Daniels, 46, is running on a slate with Waylyn Hobbs Jr., a pastor, volunteer firefighter and former village trustee and deputy mayor. Hobbs, 57, said the village should create a registry for vacant homes and require the banks that own them to pay fees.

"We're going to make it so that it's not comfortable for the banks to leave the homes vacant," he said.

Candidates Darrell J. Garner and Sherina Gonzales-Lucas, who are also running together on a slate and were endorsed by village Mayor Don Ryan, are strongly opposed to new apartment construction in the village.

"We feel that apartment buildings are overcrowding our infrastructure," said Garner, 45, a community service representative for the Nassau County Commission on Human Rights and the son of former village Mayor James A. Garner.

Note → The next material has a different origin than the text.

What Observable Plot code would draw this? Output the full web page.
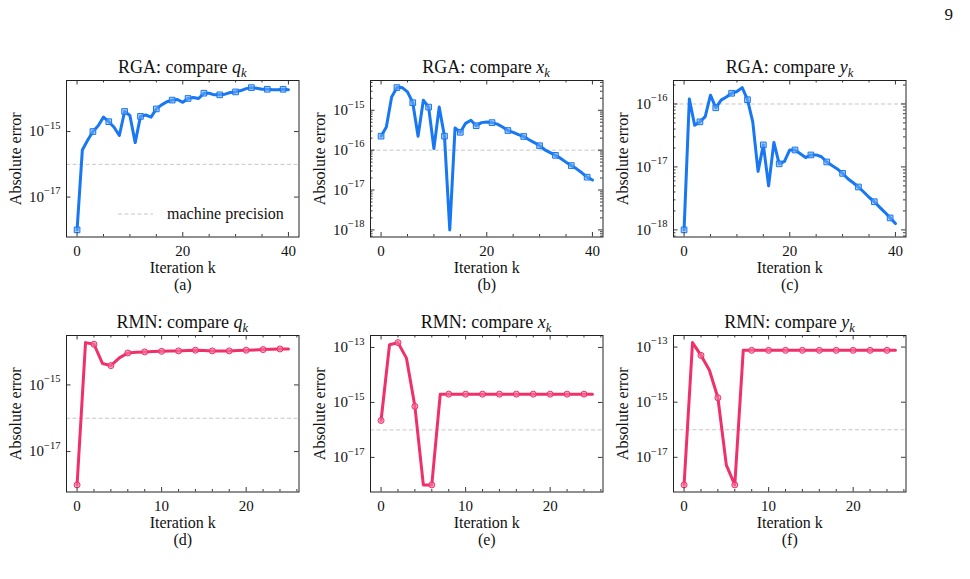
<!DOCTYPE html>
<html>
<head>
<meta charset="utf-8">
<script src="https://cdn.jsdelivr.net/npm/d3@7"></script>
<script src="https://cdn.jsdelivr.net/npm/@observablehq/plot@0.6"></script>
<style>
  html, body { margin: 0; padding: 0; background: #fff; }
  #page { position: relative; width: 970px; height: 579px; overflow: hidden;
          font-family: "Liberation Serif", "Times New Roman", serif; }
  #page svg { position: absolute; overflow: visible; }
  #page svg text { font-family: "Liberation Serif", "Times New Roman", serif; }
</style>
</head>
<body>
<div id="page"></div>
<script>
// Absolute error per iteration k, RGA (41 iterations) and RMN (26 iterations)
const rgaQ = [1e-18, 2.75e-16, 5.4e-16, 1.0e-15, 1.5e-15, 2.75e-15, 2.0e-15, 1.35e-15, 7.6e-16, 4.1e-15,
  3.1e-15, 4.6e-16, 2.9e-15, 3.2e-15, 2.75e-15, 4.9e-15, 6.5e-15, 8.1e-15, 9.1e-15, 9.5e-15,
  7.8e-15, 1.02e-14, 1.1e-14, 1.02e-14, 1.48e-14, 1.48e-14, 1.32e-14, 1.32e-14, 1.38e-14, 1.55e-14,
  1.62e-14, 1.78e-14, 2.04e-14, 2.19e-14, 2.09e-14, 1.95e-14, 1.95e-14, 1.9e-14, 1.9e-14, 1.95e-14, 1.9e-14];
const rgaX = [2.24e-16, 3.8e-16, 2.14e-15, 3.7e-15, 3.7e-15, 2.9e-15, 1.55e-15, 2.24e-16, 1.78e-15, 1.2e-15,
  1.1e-16, 1.2e-15, 2.24e-16, 1e-18, 3.6e-16, 2.8e-16, 4.7e-16, 5.6e-16, 4.1e-16, 4.9e-16,
  5.1e-16, 4.9e-16, 4.5e-16, 3.8e-16, 3.1e-16, 2.8e-16, 2.45e-16, 2.2e-16, 1.82e-16, 1.55e-16,
  1.29e-16, 1.02e-16, 8.7e-17, 7.4e-17, 6.2e-17, 5.0e-17, 4.1e-17, 3.4e-17, 2.7e-17, 2.1e-17, 1.78e-17];
const rgaY = [1e-18, 1.2e-16, 4.6e-17, 5.2e-17, 6.3e-17, 1.38e-16, 8.7e-17, 1.15e-16, 1.29e-16, 1.48e-16,
  1.58e-16, 1.82e-16, 1.17e-16, 5.2e-17, 8.5e-18, 2.24e-17, 5.0e-18, 2.45e-17, 1.12e-17, 1.23e-17,
  1.86e-17, 1.86e-17, 1.62e-17, 1.41e-17, 1.55e-17, 1.55e-17, 1.45e-17, 1.2e-17, 1.05e-17, 9.3e-18,
  7.9e-18, 6.5e-18, 5.6e-18, 4.8e-18, 4.0e-18, 3.3e-18, 2.8e-18, 2.3e-18, 1.9e-18, 1.55e-18, 1.26e-18];
const rmnQ = [1e-18, 1.86e-14, 1.66e-14, 4.4e-15, 3.8e-15, 6.5e-15, 9.1e-15, 9.5e-15, 9.8e-15, 1.0e-14,
  1.02e-14, 1.04e-14, 1.05e-14, 1.07e-14, 1.1e-14, 1.07e-14, 1.05e-14, 1.05e-14, 1.05e-14, 1.07e-14,
  1.1e-14, 1.12e-14, 1.15e-14, 1.17e-14, 1.2e-14, 1.2e-14];
const rmnX = [2.2e-16, 1.26e-13, 1.5e-13, 4.1e-14, 7.2e-16, 1e-18, 1e-18, 2.0e-15, 2.0e-15, 2.0e-15,
  2.0e-15, 2.0e-15, 2.0e-15, 2.0e-15, 2.0e-15, 2.0e-15, 2.0e-15, 2.0e-15, 2.0e-15, 2.0e-15,
  2.0e-15, 2.0e-15, 2.0e-15, 2.0e-15, 2.0e-15, 2.0e-15];
const rmnY = [1e-18, 1.45e-13, 5.0e-14, 1.44e-14, 1.45e-15, 5.2e-18, 1e-18, 7.6e-14, 7.6e-14, 7.6e-14,
  7.6e-14, 7.6e-14, 7.6e-14, 7.6e-14, 7.6e-14, 7.6e-14, 7.6e-14, 7.6e-14, 7.6e-14, 7.6e-14,
  7.6e-14, 7.6e-14, 7.6e-14, 7.6e-14, 7.6e-14, 7.6e-14];

const machinePrecision = 1e-16;

// Tick values
const rgaTicks = [0, 20, 40];
const rgaMinorTicks = [5, 10, 15, 25, 30, 35];
const rmnTicks = [0, 10, 20];
const rmnMinorTicks = [2, 4, 6, 8, 12, 14, 16, 18, 22, 24, 26];
const decadesA = [-15, -17];
const decadesB = [-15, -16, -17, -18];
const decadesC = [-16, -17, -18];
const decadesRMNq = [-15, -17];
const decadesRMN = [-13, -15, -17];

const panels = [
  {method: "RGA", sym: "q", letter: "a", values: rgaQ, xTicks: rgaTicks, xMinor: rgaMinorTicks, decades: decadesA, minorY: false, col: 0, row: 0},
  {method: "RGA", sym: "x", letter: "b", values: rgaX, xTicks: rgaTicks, xMinor: rgaMinorTicks, decades: decadesB, minorY: true, col: 1, row: 0},
  {method: "RGA", sym: "y", letter: "c", values: rgaY, xTicks: rgaTicks, xMinor: rgaMinorTicks, decades: decadesC, minorY: true, col: 2, row: 0},
  {method: "RMN", sym: "q", letter: "d", values: rmnQ, xTicks: rmnTicks, xMinor: rmnMinorTicks, decades: decadesRMNq, minorY: false, col: 0, row: 1},
  {method: "RMN", sym: "x", letter: "e", values: rmnX, xTicks: rmnTicks, xMinor: rmnMinorTicks, decades: decadesRMN, minorY: false, col: 1, row: 1},
  {method: "RMN", sym: "y", letter: "f", values: rmnY, xTicks: rmnTicks, xMinor: rmnMinorTicks, decades: decadesRMN, minorY: false, col: 2, row: 1}
];

const style = {
  RGA: {color: "#1877f2", symbol: "square", every: 3, r: 3.2},
  RMN: {color: "#f0306a", symbol: "circle", every: 2, r: 3}
};

// Layout of the axes frames
const FONT = "'Liberation Serif', 'Times New Roman', serif";
const FW = 232.5, FH = 156.5;
const ML = 66, MT = 80, MR = 6, MB = 60;
const colLeft = [66, 369.7, 673.3];
const rowTop = [80, 335];
const MAJ = 4.5, MIN = 2.5;
const INK = "#222";

const page = document.getElementById("page");

// matplotlib-like 5% padding of the data extent
function padLinear([a, b]) { const m = (b - a) * 0.05; return [a - m, b + m]; }
function padLog([a, b]) {
  const la = Math.log10(a), lb = Math.log10(b), m = (lb - la) * 0.05;
  return [10 ** (la - m), 10 ** (lb + m)];
}
function minorLog([lo, hi]) {
  const out = [];
  for (let e = Math.floor(Math.log10(lo)); e <= Math.ceil(Math.log10(hi)); e++)
    for (let m = 2; m <= 9; m++) { const v = m * 10 ** e; if (v >= lo && v <= hi) out.push(v); }
  return out;
}

for (const p of panels) {
  const s = style[p.method];
  const rows = p.values.map((v, k) => ({k, v}));
  const xDomain = padLinear([0, p.values.length - 1]);
  const yDomain = padLog(d3.extent(p.values));
  const yMajor = p.decades.map(e => 10 ** e);
  const yMinor = p.minorY ? minorLog(yDomain) : [];
  const tk = {stroke: INK, strokeWidth: 0.9};

  const svg = Plot.plot({
    width: ML + FW + MR,
    height: MT + FH + MB,
    marginLeft: ML, marginTop: MT, marginRight: MR, marginBottom: MB,
    style: `background: none; overflow: visible; font-family: ${FONT}; font-size: 16px; color: #111;`,
    x: {domain: xDomain},
    y: {type: "log", domain: yDomain},
    marks: [
      Plot.ruleY([machinePrecision], {stroke: "#c6c6c6", strokeWidth: 1, strokeDasharray: "4,2.5"}),
      Plot.line(rows, {x: "k", y: "v", stroke: s.color, strokeWidth: 3, strokeLinejoin: "round", strokeLinecap: "round"}),
      Plot.dot(rows, {filter: d => d.k % s.every === 0, x: "k", y: "v", symbol: s.symbol, r: s.r,
        stroke: s.color, strokeWidth: 1, fill: "#ffffff", fillOpacity: 0.35}),
      Plot.dot(rows, {filter: d => d.k % s.every === 0, x: "k", y: "v", symbol: s.symbol, r: s.r,
        fill: s.color, fillOpacity: 0.35, stroke: "none"}),
      // inward ticks on all four sides
      Plot.ruleX(p.xTicks, {...tk, insetTop: FH - MAJ}),
      Plot.ruleX(p.xTicks, {...tk, insetBottom: FH - MAJ}),
      Plot.ruleX(p.xMinor, {...tk, insetTop: FH - MIN}),
      Plot.ruleX(p.xMinor, {...tk, insetBottom: FH - MIN}),
      Plot.ruleY(yMajor, {...tk, insetRight: FW - MAJ}),
      Plot.ruleY(yMajor, {...tk, insetLeft: FW - MAJ}),
      Plot.ruleY(yMinor, {...tk, insetRight: FW - MIN}),
      Plot.ruleY(yMinor, {...tk, insetLeft: FW - MIN}),
      Plot.frame({stroke: INK, strokeWidth: 1}),
      Plot.axisX(p.xTicks, {tickSize: 0, tickPadding: 8, fontSize: 15, fontFamily: FONT, label: null}),
      Plot.axisY(yMajor, {tickSize: 0, tickPadding: 6, fontSize: 15, fontFamily: FONT, label: null,
        tickFormat: d => `10^${Math.round(Math.log10(d))}`}),
      Plot.text(["Absolute error"], {frameAnchor: "left", rotate: -90, dx: -46, lineAnchor: "bottom", textAnchor: "middle", fontSize: 16, fontFamily: FONT}),
      Plot.text(["Iteration k"], {frameAnchor: "bottom", dy: 35.5, lineAnchor: "bottom", fontSize: 16, fontFamily: FONT}),
      Plot.text([`(${p.letter})`], {frameAnchor: "bottom", dy: 52.5, lineAnchor: "bottom", fontSize: 16, fontFamily: FONT})
    ]
  });

  // power-of-ten tick labels: 10 with a raised exponent
  svg.querySelectorAll('g[aria-label="y-axis tick label"] text').forEach(t => {
    const parts = t.textContent.split("^");
    if (parts.length !== 2) return;
    t.textContent = parts[0];
    const sup = document.createElementNS("http://www.w3.org/2000/svg", "tspan");
    sup.setAttribute("dy", "-7.5");
    sup.setAttribute("font-size", "10.5");
    sup.textContent = parts[1].replace("-", "\u2212");
    t.appendChild(sup);
  });

  svg.style.left = `${colLeft[p.col] - ML}px`;
  svg.style.top = `${rowTop[p.row] - MT}px`;
  page.appendChild(svg);
}

// Titles, legend and page number
const overlay = d3.create("svg")
  .attr("width", 970).attr("height", 579)
  .style("left", "0px").style("top", "0px")
  .style("pointer-events", "none")
  .attr("font-family", FONT);

for (const p of panels) {
  const t = overlay.append("text")
    .attr("x", colLeft[p.col] + FW / 2)
    .attr("y", rowTop[p.row] - 7)
    .attr("text-anchor", "middle")
    .attr("font-size", 18)
    .attr("fill", "#111");
  t.append("tspan").text(`${p.method}: compare `);
  t.append("tspan").attr("font-style", "italic").text(p.sym);
  t.append("tspan").attr("font-style", "italic").attr("font-size", 12.5).attr("dy", 4).text("k");
}

// legend of panel (a)
const lg = overlay.append("g");
lg.append("line")
  .attr("x1", 118).attr("x2", 153).attr("y1", 214).attr("y2", 214)
  .attr("stroke", "#c6c6c6").attr("stroke-width", 1).attr("stroke-dasharray", "4,2.5");
lg.append("text")
  .attr("x", 167).attr("y", 219)
  .attr("font-size", 16).attr("fill", "#111")
  .text("machine precision");

overlay.append("text")
  .attr("x", 953).attr("y", 20)
  .attr("text-anchor", "end")
  .attr("font-size", 17).attr("fill", "#111")
  .text("9");

page.appendChild(overlay.node());
</script>
</body>
</html>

Gonzales-Lucas, 37, a real estate broker, said the village should create a land bank to purchase zombie homes, renovate them and sell them to village residents.

Two candidates are running independently: Dorothy Shelley Brazley and Michael Abrahams.

Brazley, 62, a former Hempstead school board member and a legislative aide in Hempstead Town Senior Councilwoman Dorothy Goosby's office, said she did not think the village infrastructure "can bear the addition of new apartment units." She said the village should study relocating its downtown away from the courthouse on Main Street to make it more attractive to new businesses.

Abrahams, 51, the director of operations of a nonprofit and former Hempstead Village administrator, said the village should ramp up code enforcement and sanitation services in the village's public spaces.

"All I see when I get to the train station is litter, crime and social decay," he said.

The village fired Abrahams from his post in 2007, and in response he sued the then mayor, Newsday has reported. The lawsuit was ultimately dismissed.

Abrahams was the only candidate to say he would seek to combat "corruption" and "nepotism and patronage" in the village government.